Item 7.01 Regulation FD Disclosure.


In conjunction with the California Cannabis Rules, cannabis licenses are no transferable between addresses. As such, Steep Hill, Inc. when they relocated to 2448 Sixth Street, had initiated the process to obtain a new license from the Bureau of Cannabis Control “BCC”. At this time, that license application is still pending with the BCC. EVIO and C3 Labs will take the lead on completing the application with the BCC. There is no standard time for issuance of the license from the BCC.


Item 8.01 Other Events


In conjunction with the initial Membership Interest Purchase Agreement with Green Analytics to sell 49% of Viridis Analytics, MA, subject to approval of the Massachusetts Cannabis Control Commission, the MIPA has been revised to sell 100% of Viridis Analytics, MA to Green Analytics, subject to approval of the Massachusetts Cannabis Control Commission. Green Analytics will assume certain debts and obligations of Viridis Analytics. Green Analytics is currently paying all on-going obligations of Viridis Analytics, with certain obligations, such as rent and insurance being off-set from the purchase price. Upon the approval of the MA CCC, will a final outstanding amount due to EVIO Inc will be finalized.


Forward-Looking Statements


Statements contained in this current report that are not statements of historical fact are intended to be and are hereby identified as “forward-looking statements” for purposes of the safe harbor provided by the Private Securities Litigation Reform Act of 1995. Generally, forward-looking statements include expressed expectations of future events and the assumptions on which the expressed expectations are based.
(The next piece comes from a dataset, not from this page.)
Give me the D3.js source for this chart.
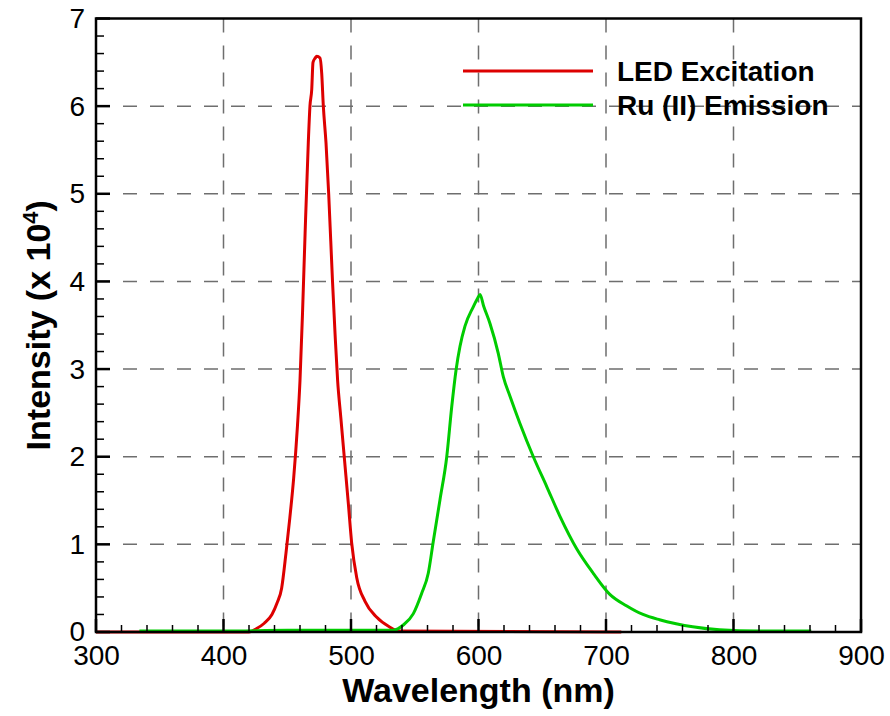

All forward-looking statements are inherently uncertain as they are based on various expectations and assumptions concerning future events and they are subject to numerous known and unknown risks and uncertainties which could cause actual events or results to differ materially from those projected. The Company undertakes no obligation to update or revise this current report to reflect future developments except as otherwise required by the Securities Exchange Act of 1934.







Pursuant to the requirements of the Securities Exchange Act of 1934, the registrant has duly caused this report to be signed on its behalf by the undersigned hereunto duly authorized.